My principal contributions to economics have been: (1) showing the dominant role of the modern corporation. (2) showing the separation of ownership and control which facilitated economic concentration.
(3) showing the inflexibility of administered prices which undermined the automatic mechanism traditionally relied on to maintain full employment. (4) delineating the structure of the American economy. And (5) developing a method for projecting ‘Patterns of Resource Use’ at full employment used successfully in averting a depression at the end of World War
In 1959, my pamphlet, Administrative Inflation and Public Policy, reported the discovery of a wholly new kind of inflation in which prices increase perversely in response to a fall in demand, thus producing simultaneous inflation and recession, an impossibility under traditional theories.

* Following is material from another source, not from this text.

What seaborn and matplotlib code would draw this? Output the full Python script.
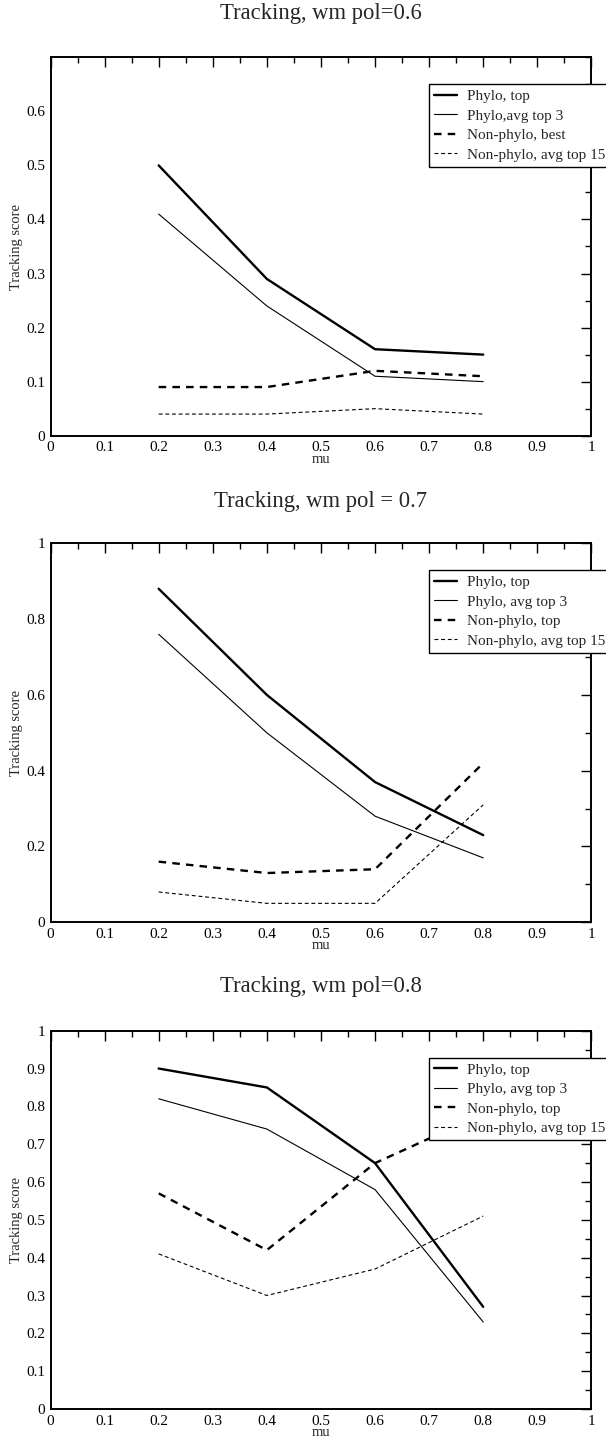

Study of this finding showed that the new inflation does not arise from too much money chasing too few goods but from normal administrative decisions which carry an infla-
tionary bias and that it cannot be controlled by monetary and fiscal measures. Only recently have I discovered a practical way of avoiding this inflationary bias in a manner consistent with the market system. This I hope will be my final contribution.
Served to Second lieutenant, infantry United States Army, 1917, Second lieutenant Signal Corps, aviator, 1918-1919. Member American Economic Association, Royal Economic Society, American Statistical Association.
Married Caroline Farrar Ware, June 2, 1927.